» Code that draws figures
═══

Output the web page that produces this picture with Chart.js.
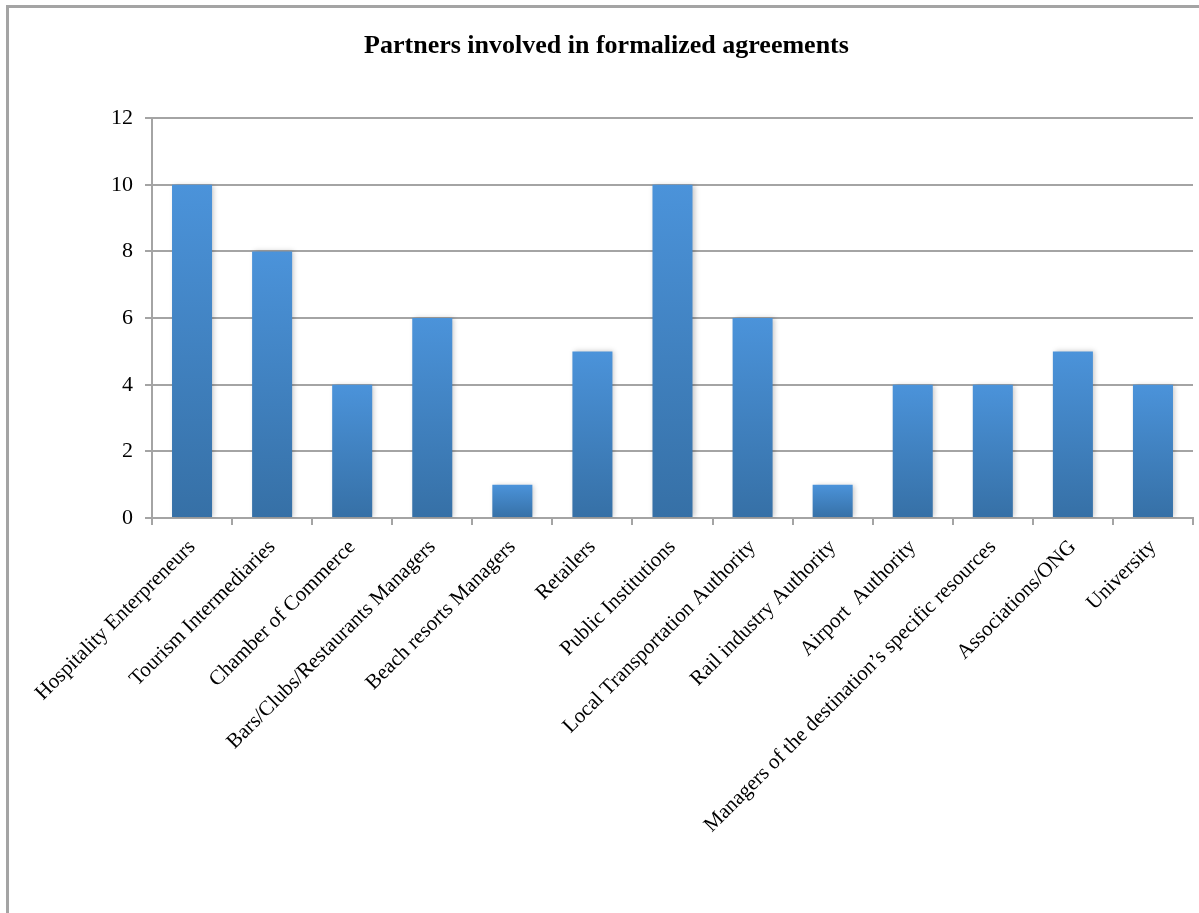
<!DOCTYPE html>
<html>
<head>
<meta charset="utf-8">
<script src="https://cdn.jsdelivr.net/npm/chart.js@4/dist/chart.umd.min.js"></script>
<style>
    html, body { margin: 0; padding: 0; background: #fff; }
    body { width: 1199px; height: 913px; position: relative; overflow: hidden; }
    #frame {
        position: absolute; left: 6px; top: 5px; width: 1400px; height: 1000px;
        border-left: 3px solid #a4a4a4; border-top: 3px solid #a4a4a4;
    }
    #chartWrap { position: absolute; left: 0; top: 0; width: 1199px; height: 913px; }
</style>
</head>
<body>
<div id="frame"></div>
<div id="chartWrap"><canvas id="partnersChart"></canvas></div>
<script>
// === Data ===
const categories = [
    'Hospitality Enterpreneurs',
    'Tourism Intermediaries',
    'Chamber of Commerce',
    'Bars/Clubs/Restaurants Managers',
    'Beach resorts Managers',
    'Retailers',
    'Public Institutions',
    'Local Transportation Authority',
    'Rail industry Authority',
    'Airport  Authority',
    'Managers of the destination\u2019s specific resources',
    'Associations/ONG',
    'University'
];
const partnerCounts = [10, 8, 4, 6, 1, 5, 10, 6, 1, 4, 4, 5, 4];
const yTicks = [0, 2, 4, 6, 8, 10, 12];

const serif = '"Liberation Serif", "Times New Roman", serif';

document.addEventListener('DOMContentLoaded', () => {
    const ctx = document.getElementById('partnersChart').getContext('2d');

    // vertical gradient per bar, lighter at the top
    function barGradient(context) {
        const chart = context.chart;
        const yScale = chart.scales.y;
        if (!chart.chartArea || !yScale) return '#4a8fd5';
        const value = context.raw;
        const top = yScale.getPixelForValue(value);
        const base = yScale.getPixelForValue(0);
        if (!isFinite(top) || !isFinite(base) || top === base) return '#4a8fd5';
        const g = chart.ctx.createLinearGradient(0, top, 0, base);
        g.addColorStop(0, '#4b93da');
        g.addColorStop(1, '#3670a6');
        return g;
    }

    // soft shadow behind the bars
    const barShadow = {
        id: 'barShadow',
        beforeDatasetDraw(chart) {
            const c = chart.ctx;
            c.save();
            c.shadowColor = 'rgba(0,0,0,0.22)';
            c.shadowBlur = 5;
            c.shadowOffsetX = 2;
            c.shadowOffsetY = 0;
        },
        afterDatasetDraw(chart) {
            chart.ctx.restore();
        }
    };

    new Chart(ctx, {
        type: 'bar',
        data: {
            labels: categories,
            datasets: [{
                label: 'Partners',
                data: partnerCounts,
                backgroundColor: barGradient,
                borderWidth: 0,
                barPercentage: 0.5,
                categoryPercentage: 1.0
            }]
        },
        options: {
            responsive: true,
            maintainAspectRatio: false,
            animation: false,
            layout: { padding: { left: 20, right: 6, top: 0, bottom: 0 } },
            plugins: {
                legend: { display: false },
                tooltip: { enabled: false },
                title: {
                    display: true,
                    text: 'Partners involved in formalized agreements',
                    color: '#000',
                    font: { family: serif, size: 26, weight: 'bold' },
                    padding: { top: 31, bottom: 56 }
                }
            },
            scales: {
                x: {
                    grid: {
                        display: true,
                        drawOnChartArea: false,
                        drawTicks: true,
                        tickLength: 7,
                        color: '#a4a4a4',
                        lineWidth: 2
                    },
                    border: { display: true, color: '#a4a4a4', width: 2 },
                    ticks: {
                        color: '#000',
                        font: { family: serif, size: 21 },
                        minRotation: 45,
                        maxRotation: 45,
                        autoSkip: false,
                        padding: 10
                    },
                    afterFit(scale) { scale.height = 395; }
                },
                y: {
                    min: 0,
                    max: 12,
                    afterBuildTicks(scale) {
                        scale.ticks = yTicks.map(v => ({ value: v }));
                    },
                    grid: {
                        color: '#a4a4a4',
                        lineWidth: 2,
                        drawTicks: true,
                        tickLength: 7
                    },
                    border: { display: true, color: '#a4a4a4', width: 2 },
                    ticks: {
                        color: '#000',
                        font: { family: serif, size: 22 },
                        padding: 12
                    },
                    afterFit(scale) { scale.width = 132; }
                }
            }
        },
        plugins: [barShadow]
    });
});
</script>
</body>
</html>
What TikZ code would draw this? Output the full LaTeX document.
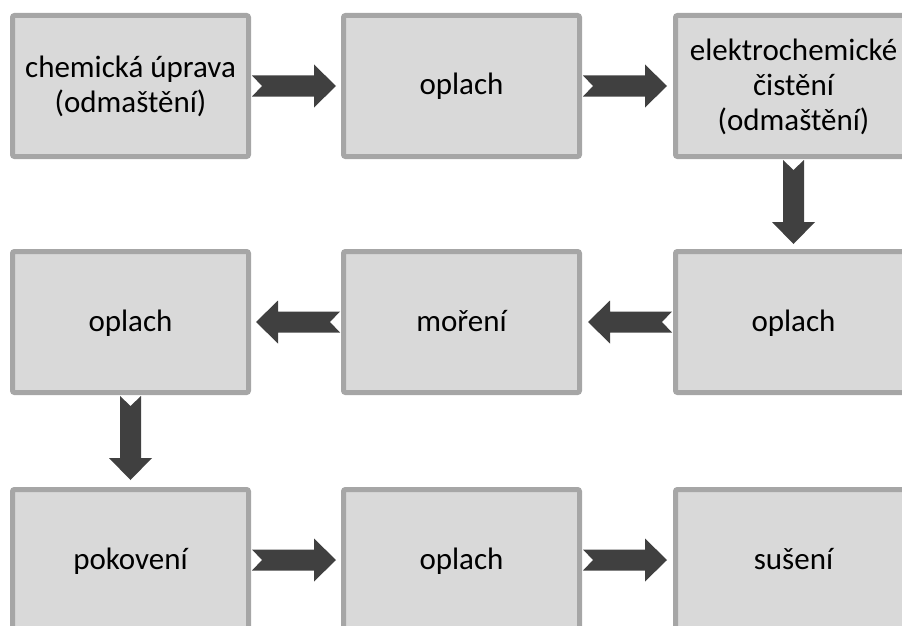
\documentclass[tikz,border=0pt]{standalone}
\usepackage{fontspec}
\setmainfont{Carlito}
\usetikzlibrary{calc}
\definecolor{boxfill}{HTML}{D9D9D9}
\definecolor{boxline}{HTML}{A6A6A6}
\definecolor{arrowfill}{HTML}{404040}
% fixed line strut so every line sits on the same baseline grid
\newcommand\linestrut{\rule[-8.5pt]{0pt}{35pt}}
\tikzset{
  stagebox/.style={draw=boxline, fill=boxfill, line width=5pt, outer sep=2.5pt,
    rounded corners=2pt, minimum width=236pt, minimum height=141pt,
    align=center, inner sep=0pt, font=\fontsize{31}{35}\selectfont},
  % notched block arrow, tail at the origin, pointing along +x
  flow/.pic={
    \fill[arrowfill] (1,-10.5) -- (63,-10.5) -- (63,-21.5) -- (85,0)
      -- (63,21.5) -- (63,10.5) -- (1,10.5) -- (11,0) -- cycle;
  }
}
\begin{document}
\begin{tikzpicture}[x=1pt,y=-1pt]
\useasboundingbox (0,0) rectangle (902,626);
\clip (0,0) rectangle (902,626);
% process stages
\node[stagebox] (s1) at (130.5,86) {\linestrut chemická úprava\\\linestrut(odmaštění)};
\node[stagebox] (s2) at (461.5,86) {\linestrut oplach};
\node[stagebox] (s3) at (793.5,86) {\linestrut elektrochemické\\\linestrut čistění\\\linestrut(odmaštění)};
\node[stagebox] (s4) at (793.5,322) {\linestrut oplach};
\node[stagebox] (s5) at (461.5,322) {\linestrut moření};
\node[stagebox] (s6) at (130.5,322) {\linestrut oplach};
\node[stagebox] (s7) at (130.5,560) {\linestrut pokovení};
\node[stagebox] (s8) at (461.5,560) {\linestrut oplach};
\node[stagebox] (s9) at (793.5,560) {\linestrut sušení};
% flow between stages
\pic at (s1.east) {flow};
\pic at (s2.east) {flow};
\pic[rotate=-90] at (s3.south) {flow};
\pic[rotate=180] at (s4.west) {flow};
\pic[rotate=180] at (s5.west) {flow};
\pic[rotate=-90] at (s6.south) {flow};
\pic at (s7.east) {flow};
\pic at (s8.east) {flow};
\end{tikzpicture}
\end{document}
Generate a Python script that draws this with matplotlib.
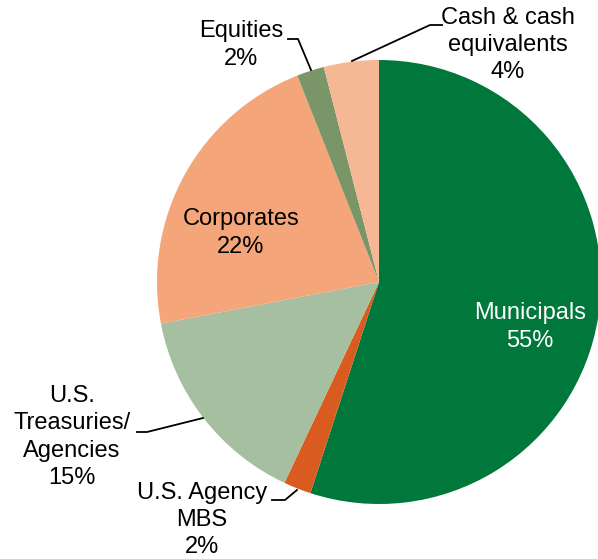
import matplotlib.pyplot as plt

plt.rcParams["font.family"] = ["Liberation Sans", "DejaVu Sans"]

# Allocation, clockwise from 12 o'clock
labels = ["Municipals", "U.S. Agency\nMBS", "U.S.\nTreasuries/\nAgencies",
          "Corporates", "Equities", "Cash & cash\nequivalents"]
shares = [55, 2, 15, 22, 2, 4]
colors = ["#00783C", "#D95B1F", "#A5BFA0", "#F4A57A", "#7A9668", "#F6B894"]

# Label placement in pixel coords (x, y measured from top)
label_pos = [(530, 327), (202, 520), (72, 437), (241, 233), (241, 45), (508, 45)]
label_color = ["white", "black", "black", "black", "black", "black"]
leaders = [
    None,
    [(272, 500), (285, 500), (297, 490)],
    [(137, 432), (147, 432), (203, 418)],
    None,
    [(288, 39), (298, 39), (311, 70)],
    [(442, 25), (430, 25), (352, 61)],
]

W, H = 598, 559
fig = plt.figure(figsize=(W / 100, H / 100), dpi=100)
ax = fig.add_axes([0, 0, 1, 1])

cx, cy, r = 379, 282, 222
ax.pie(shares, colors=colors, startangle=90, counterclock=False,
       center=(cx, H - cy), radius=r, wedgeprops={"linewidth": 0})

for lab, s, (x, y), c, ld in zip(labels, shares, label_pos, label_color, leaders):
    ax.text(x, H - y, f"{lab}\n{s}%", ha="center", va="center", fontsize=17,
            color=c, linespacing=1.3)
    if ld:
        xs, ys = zip(*ld)
        ax.plot(xs, [H - v for v in ys], color="black", lw=1.3)

ax.set_xlim(0, W)
ax.set_ylim(0, H)
ax.set_aspect("equal")
ax.axis("off")

fig.savefig("out.png", dpi=100)
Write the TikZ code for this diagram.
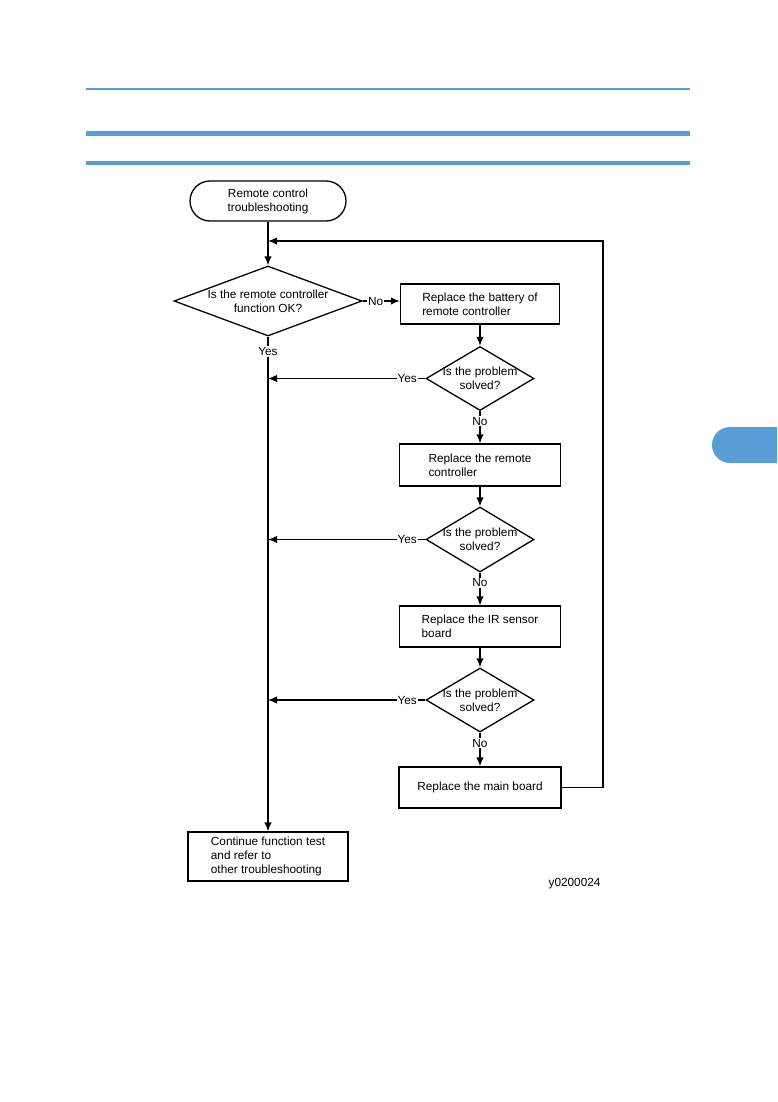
\documentclass[tikz,border=0pt]{standalone}
\usepackage{fontspec}
\setmainfont{Liberation Sans}
\usetikzlibrary{shapes.geometric,shapes.misc,arrows.meta}
\definecolor{hdrblue}{RGB}{88,157,213}
\tikzset{
  flow/.style={line width=1.3pt},
  arr/.style={flow,-{Latex[length=9,width=7.5]}},
  txt/.style={font=\fontsize{11.8}{14}\selectfont},
  procbox/.style={txt,draw,flow,rectangle,align=left,inner sep=2pt},
  decision/.style={draw,flow,diamond,inner sep=0pt},
  terminal/.style={txt,draw,flow,rounded rectangle,align=center,inner sep=2pt},
  lbl/.style={txt,fill=white,inner sep=1pt},
  hdr/.style={hdrblue},
}
\begin{document}
\begin{tikzpicture}[x=1pt,y=-1pt]
\fill[white] (0,0) rectangle (777,1102);
\useasboundingbox (0,0) rectangle (777,1102);
% header rules
\draw[hdr,line width=2.3pt] (86,89) -- (690,89);
\draw[hdr,line width=5pt] (86,134) -- (690,134);
\draw[hdr,line width=4pt] (86,163) -- (690,163);
% side tab
\fill[hdrblue] (777,427) -- (730,427) arc[start angle=270,end angle=90,radius=18] -- (777,463) -- cycle;

% nodes
\node[terminal,minimum width=160,minimum height=40] (s) at (268,201) {Remote control\\troubleshooting};
\node[decision,minimum width=188,minimum height=70] (d1) at (268,301) {};
\node[txt,align=center] (d1t) at (d1.center) {Is the remote controller\\function OK?};
\node[procbox,minimum width=159,minimum height=40] (b1) at (480,304) {Replace the battery of\\remote controller};
\node[decision,minimum width=108,minimum height=64] (d2) at (480,378.5) {};
\node[txt,align=center] (d2t) at (d2.center) {Is the problem\\solved?};
\node[procbox,minimum width=161,minimum height=42] (b2) at (480,465) {Replace the remote\\controller};
\node[decision,minimum width=108,minimum height=65] (d3) at (480,539.5) {};
\node[txt,align=center] (d3t) at (d3.center) {Is the problem\\solved?};
\node[procbox,minimum width=161,minimum height=41] (b3) at (480,626.5) {Replace the IR sensor\\board};
\node[decision,minimum width=108,minimum height=64] (d4) at (480,700) {};
\node[txt,align=center] (d4t) at (d4.center) {Is the problem\\solved?};
\node[procbox,minimum width=162,minimum height=41] (b4) at (480,787.5) {Replace the main board};
\node[procbox,minimum width=160,minimum height=49] (e) at (268,856.5) {Continue function test\\and refer to\\other troubleshooting};
\node[txt,anchor=east] (fig) at (604,884) {y0200024};

\coordinate (loopc) at (603,241);
\coordinate (join) at (268,241);

% connectors
\draw[arr] (s.south) -- (d1.north);
\draw[arr] (d1.east) -- node[lbl,pos=0.35]{No} (d1.east -| b1.west);
\draw[arr] (d1.south) -- node[lbl,pos=0.03]{Yes} (e.north);
\draw[arr] (b1.south) -- (d2.north);
\draw[arr] (d2.west) -- node[lbl,pos=0.115]{Yes} (d2.west -| join);
\draw[arr] (d2.south) -- node[lbl,pos=0.31]{No} (b2.north);
\draw[arr] (b2.south) -- (d3.north);
\draw[arr] (d3.west) -- node[lbl,pos=0.115]{Yes} (d3.west -| join);
\draw[arr] (d3.south) -- node[lbl,pos=0.31]{No} (b3.north);
\draw[arr] (b3.south) -- (d4.north);
\draw[arr] (d4.west) -- node[lbl,pos=0.115]{Yes} (d4.west -| join);
\draw[arr] (d4.south) -- node[lbl,pos=0.31]{No} (b4.north);
\draw[arr] (b4.east) -| (loopc) -- (join);
\end{tikzpicture}
\end{document}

═══

» Requirements
Everything from the top line of the data down to and including the line with "ctx = document.getElementById('partnersChart').getContext('2d');" is to be copied, except the pictures.

» Response below
Output the web page that produces this picture with Chart.js.
<!DOCTYPE html>
<html>
<head>
<meta charset="utf-8">
<script src="https://cdn.jsdelivr.net/npm/chart.js@4/dist/chart.umd.min.js"></script>
<style>
    html, body { margin: 0; padding: 0; background: #fff; }
    body { width: 1199px; height: 913px; position: relative; overflow: hidden; }
    #frame {
        position: absolute; left: 6px; top: 5px; width: 1400px; height: 1000px;
        border-left: 3px solid #a4a4a4; border-top: 3px solid #a4a4a4;
    }
    #chartWrap { position: absolute; left: 0; top: 0; width: 1199px; height: 913px; }
</style>
</head>
<body>
<div id="frame"></div>
<div id="chartWrap"><canvas id="partnersChart"></canvas></div>
<script>
// === Data ===
const categories = [
    'Hospitality Enterpreneurs',
    'Tourism Intermediaries',
    'Chamber of Commerce',
    'Bars/Clubs/Restaurants Managers',
    'Beach resorts Managers',
    'Retailers',
    'Public Institutions',
    'Local Transportation Authority',
    'Rail industry Authority',
    'Airport  Authority',
    'Managers of the destination\u2019s specific resources',
    'Associations/ONG',
    'University'
];
const partnerCounts = [10, 8, 4, 6, 1, 5, 10, 6, 1, 4, 4, 5, 4];
const yTicks = [0, 2, 4, 6, 8, 10, 12];

const serif = '"Liberation Serif", "Times New Roman", serif';

document.addEventListener('DOMContentLoaded', () => {
    const ctx = document.getElementById('partnersChart').getContext('2d');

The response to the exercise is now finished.